The way we do this is through type-checking.
As with the evaluator, we will break the implementation down into two pieces, the piece that operates on the algebra, and the piece that operates through the fixpoint.
Here is the definition of the type checking functor:
-- | A type containing both type checking and type-inference.
-- Note that the `t` parameter is unused, it is needed to match the
-- type of the recursive argument.
data CheckInfer m f t = CheckInfer
{ check :: forall t'. Typeable t' => m (f t')
, infer :: m (Ex f)
}
-- | Build a @CheckInfer@ from just an `infer`.
fromInfer :: forall m f t. MonadPlus m => m (Ex f) -> CheckInfer m f t
fromInfer val = CheckInfer
{ check = do
Ex e <- val
check e
, infer = val
}
where check :: forall t t'. (Typeable t, Typeable t') => f t' -> m (f t)
check e = case eqT @t @t' of
Just Refl -> return e
Nothing -> mzero
-- | Type checking function for the language functor.
checkF :: MonadPlus m
=> IgnoreT ExprF (CheckInfer m e) t
-> CheckInfer m (ExprF e) t
checkF (IgnoreT (NLit n)) =
fromInfer $ return (Ex (NLit n))
checkF (IgnoreT (Plus a b)) =
fromInfer $ (\ a b -> Ex (Plus a b)) <$> check a <*> check b
checkF (IgnoreT (BLit n)) = fromInfer $ return (Ex (BLit n))

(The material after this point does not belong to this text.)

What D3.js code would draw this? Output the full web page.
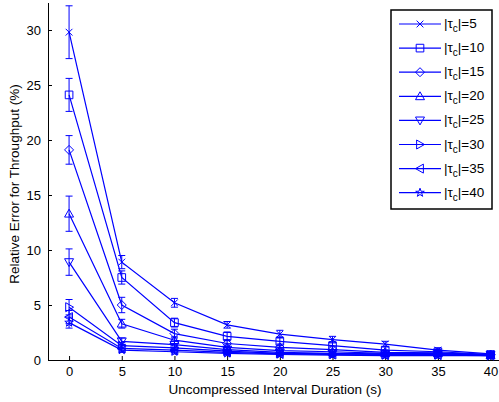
<!DOCTYPE html>
<html>
<head>
<meta charset="utf-8">
<script src="https://cdn.jsdelivr.net/npm/d3@7"></script>
<style>
  body { margin: 0; background: #fff; }
  text { font-family: "Liberation Sans", Arial, sans-serif; }
</style>
</head>
<body>
<div id="visual"></div>
<script>
// interval durations (s)
const durations = [0, 5, 10, 15, 20, 25, 30, 35, 40]
const tauLabels = [5, 10, 15, 20, 25, 30, 35, 40]
const markerTypes = ["x", "square", "diamond", "triUp", "triDown", "triRight", "triLeft", "star"]

// relative error (%) for each |tau_c|
const err5  = [29.8, 8.9, 5.2, 3.2, 2.35, 1.85, 1.45, 0.9, 0.55]
const err10 = [24.1, 7.5, 3.4, 2.15, 1.7, 1.3, 0.9, 0.75, 0.5]
const err15 = [19.1, 5.0, 2.4, 1.5, 1.15, 0.95, 0.7, 0.65, 0.5]
const err20 = [13.3, 3.3, 1.8, 1.15, 0.85, 0.75, 0.6, 0.6, 0.45]
const err25 = [8.9, 1.7, 1.4, 0.95, 0.7, 0.6, 0.55, 0.55, 0.45]
const err30 = [4.8, 1.3, 1.1, 0.8, 0.6, 0.55, 0.5, 0.5, 0.4]
const err35 = [3.9, 1.05, 0.9, 0.7, 0.55, 0.5, 0.45, 0.45, 0.4]
const err40 = [3.4, 0.9, 0.75, 0.6, 0.5, 0.45, 0.4, 0.4, 0.4]

// half length of the error bars
const sd5  = [2.4, 0.6, 0.4, 0.3, 0.35, 0.3, 0.25, 0.2, 0.15]
const sd10 = [1.5, 0.6, 0.4, 0.4, 0.4, 0.35, 0.3, 0.2, 0.15]
const sd15 = [1.3, 0.7, 0.4, 0.35, 0.3, 0.25, 0.2, 0.2, 0.15]
const sd20 = [1.6, 0.4, 0.3, 0.3, 0.25, 0.2, 0.2, 0.15, 0.15]
const sd25 = [1.2, 0.3, 0.3, 0.25, 0.2, 0.2, 0.15, 0.15, 0.15]
const sd30 = [0.7, 0.3, 0.25, 0.2, 0.2, 0.15, 0.15, 0.15, 0.15]
const sd35 = [0.6, 0.25, 0.2, 0.2, 0.15, 0.15, 0.15, 0.15, 0.1]
const sd40 = [0.5, 0.2, 0.2, 0.15, 0.15, 0.15, 0.1, 0.1, 0.1]

const yTicks = [0, 5, 10, 15, 20, 25, 30]
const xTicks = durations

const allVals = [err5, err10, err15, err20, err25, err30, err35, err40]
const allSd = [sd5, sd10, sd15, sd20, sd25, sd30, sd35, sd40]

const series = tauLabels.map(function(t, i) {
  return {
    tau: t,
    marker: markerTypes[i],
    points: durations.map(function(d, j) {
      return { x: d, y: allVals[i][j], e: allSd[i][j] }
    })
  }
})

const width = 499, height = 402
const blue = "#0000ff"

const svg = d3.select("#visual")
  .append("svg")
  .attr("width", width)
  .attr("height", height)

let scaleX = d3.scaleLinear()
  .domain([-2, 40.8])
  .range([48, 499])

let scaleY = d3.scaleLinear()
  .domain([0, 32.5])
  .range([360, 2.5])

// marker shapes, r is about half the size
function markerPath(type, r) {
  const p = d3.path()
  if (type === "x") {
    const a = r * 0.75
    p.moveTo(-a, -a); p.lineTo(a, a)
    p.moveTo(-a, a); p.lineTo(a, -a)
  } else if (type === "square") {
    const a = r * 0.85
    p.rect(-a, -a, 2 * a, 2 * a)
  } else if (type === "diamond") {
    p.moveTo(0, -r); p.lineTo(r, 0); p.lineTo(0, r); p.lineTo(-r, 0); p.closePath()
  } else if (type === "triUp") {
    p.moveTo(0, -r); p.lineTo(r, r * 0.75); p.lineTo(-r, r * 0.75); p.closePath()
  } else if (type === "triDown") {
    p.moveTo(0, r); p.lineTo(r, -r * 0.75); p.lineTo(-r, -r * 0.75); p.closePath()
  } else if (type === "triRight") {
    p.moveTo(r, 0); p.lineTo(-r * 0.75, r); p.lineTo(-r * 0.75, -r); p.closePath()
  } else if (type === "triLeft") {
    p.moveTo(-r, 0); p.lineTo(r * 0.75, r); p.lineTo(r * 0.75, -r); p.closePath()
  } else if (type === "star") {
    for (let k = 0; k < 10; k++) {
      const ang = -Math.PI / 2 + k * Math.PI / 5
      const rr = k % 2 === 0 ? r : r * 0.4
      const px = rr * Math.cos(ang), py = rr * Math.sin(ang)
      if (k === 0) p.moveTo(px, py); else p.lineTo(px, py)
    }
    p.closePath()
  }
  return p.toString()
}

// axes
const xAxis = svg.append("g")
  .attr("transform", "translate(0,360)")
  .call(d3.axisBottom(scaleX).tickValues(xTicks).tickSizeInner(-4).tickSizeOuter(0).tickPadding(7))
const yAxis = svg.append("g")
  .attr("transform", "translate(48,0)")
  .call(d3.axisLeft(scaleY).tickValues(yTicks).tickSizeInner(-4).tickSizeOuter(0).tickPadding(7))

;[xAxis, yAxis].forEach(function(ax) {
  ax.select(".domain").attr("stroke", "#000").attr("stroke-width", 1)
  ax.selectAll(".tick line").attr("stroke", "#000")
  ax.selectAll(".tick text").attr("font-size", "13px").attr("fill", "#000")
    .style("font-family", '"Liberation Sans", Arial, sans-serif')
})

const plot = svg.append("g")

let line = d3.line()
  .x(function(d) { return scaleX(d.x) })
  .y(function(d) { return scaleY(d.y) })

series.forEach(function(s) {
  const g = plot.append("g")
  // error bars
  g.selectAll(".eb")
    .data(s.points)
    .enter()
    .append("path")
    .attr("d", function(d) {
      const x = scaleX(d.x), y0 = scaleY(d.y - d.e), y1 = scaleY(d.y + d.e)
      return "M" + x + "," + y0 + "V" + y1 +
        "M" + (x - 3.5) + "," + y0 + "H" + (x + 3.5) +
        "M" + (x - 3.5) + "," + y1 + "H" + (x + 3.5)
    })
    .attr("fill", "none")
    .attr("stroke", blue)
    .attr("stroke-width", 1)
  g.append("path")
    .datum(s.points)
    .attr("d", line)
    .attr("fill", "none")
    .attr("stroke", blue)
    .attr("stroke-width", 1.2)
  g.selectAll(".mk")
    .data(s.points)
    .enter()
    .append("path")
    .attr("transform", function(d) { return "translate(" + scaleX(d.x) + "," + scaleY(d.y) + ")" })
    .attr("d", markerPath(s.marker, 4.5))
    .attr("fill", "none")
    .attr("stroke", blue)
    .attr("stroke-width", 1)
})

// axis titles
svg.append("text")
  .attr("x", 275)
  .attr("y", 393.5)
  .attr("text-anchor", "middle")
  .attr("font-size", "13.5px")
  .text("Uncompressed Interval Duration (s)")

svg.append("text")
  .attr("transform", "translate(19,184) rotate(-90)")
  .attr("text-anchor", "middle")
  .attr("font-size", "13.5px")
  .text("Relative Error for Throughput (%)")

// legend
const legend = svg.append("g")
legend.append("rect")
  .attr("x", 391)
  .attr("y", 10)
  .attr("width", 101)
  .attr("height", 199)
  .attr("fill", "#fff")
  .attr("stroke", "#000")
  .attr("stroke-width", 1.5)

const rows = legend.selectAll(".row")
  .data(series)
  .enter()
  .append("g")
  .attr("transform", function(d, i) { return "translate(0," + (24 + i * 24.1) + ")" })

rows.append("line")
  .attr("x1", 399).attr("x2", 441)
  .attr("stroke", blue).attr("stroke-width", 1.2)
rows.append("path")
  .attr("transform", "translate(420,0)")
  .attr("d", function(d) { return markerPath(d.marker, 4.5) })
  .attr("fill", "none")
  .attr("stroke", blue)

const lt = rows.append("text")
  .attr("x", 444)
  .attr("y", 4)
  .attr("font-size", "13.5px")
lt.append("tspan").text("|\u03c4")
lt.append("tspan").attr("font-size", "10px").attr("dy", 4).text("c")
lt.append("tspan").attr("dy", -4).text(function(d) { return "|=" + d.tau })
</script>
</body>
</html>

checkF (IgnoreT (If i t e)) = CheckInfer
{ check = do
it <- check i
If it <$> check t <*> check e
, infer = do
it <- check i
Ex tt <- infer t
et <- check e
return $ Ex (If it tt et)
}
As one would expect, with compositional data types the handling of the fixpoint is identical to above since we have only swapped out the functor2.
checkInfer :: MonadPlus m
=> Fix1 (IgnoreT ExprF) t -> CheckInfer m ExprF t'
checkInfer (Fix1 e) = eval $ hfmap checkInfer e
With this code, our type checker actually takes a term where types are ignored and returns a term where they are not. Wrapping things up, we get:
checkType :: forall t m. (Typeable t, MonadPlus m) => UExpr -> m (Expr t)
checkType e = check <$> checkInfer e
inferType :: forall t m. MonadPlus m => UExpr -> m (Ex Expr)
inferType e = infer <$> checkInfer e
And TypeApplications
makes calling this really easy.
checkType @Int @Maybe illTyped :: Maybe (Expr Int)
-- == Nothing
Putting it all Together
From here, you can build a very simple program that parses an untyped expression, performs type-checking, and then evaluates the typed expression (if type checking succeded). Here’s the code (sans the parser).
main :: IO ()
main = do
source <- readContents
parse source >>= \case
Left err -> putStrLn "Failed to parse expression."
Right uexpr -> inferType uexpr >>= \case
Nothing -> putStrLn "The expression is ill-typed"
Just (Ex texpr) -> do
putStrLn $ "The expression has type `" ++ showType texpr ++ "`"
let result = evaluate texpr
putStrLn $ show result
There are two nice things about this.
- The Haskell type tells us whether the term has been type checked. This allows us to avoid the problem of potentially trying to evaluate before we type check.
- We can write both typed and untyped transformations without needing to duplicate the syntax types (or any functions).
If we choose to use the compositional features of the functorial representation, we note the following isomorphism on IgnoreT
which allows us to write the type checker in a completely compositional manner.
iso :: Iso (IgnoreT (f :+: g) u t) ((IgnoreT f :+: IgnoreT g) u t)
iso = ...
Conclusions
In this post, I showed a simple way to convert a typed abstract syntax tree into an untyped abstract syntax tree in a completely modular way. There is no need to duplicate any type definitions, and the mechanism for achieving this allows for a whole host of other “mix-ins”, e.g. decoration with source locations, and even mixing in other syntax fragments to support syntactic sugar.
I have not seen this before, if you’re aware of any other places where this is used, please mention them in the comments.
Attributions & Acknowledgements
This work arose from discussions with my co-workers: Matthew Farkas-Dyck, Daniel Winograd-Cort, and Moritz Drexl. It was originally posed to me by my graduate school lab mate Daniel King.
-
Self-representation is the ability to fully represent the syntax of a programming language within itself and write an interpreter the evaluates the syntax into the language itself. This is a very interesting property for topics such as computational reflection and meta-programming. ↩
-
In reality these types are really particular instantiations of more generic types. See, for example, the Algebra module in compdata. ↩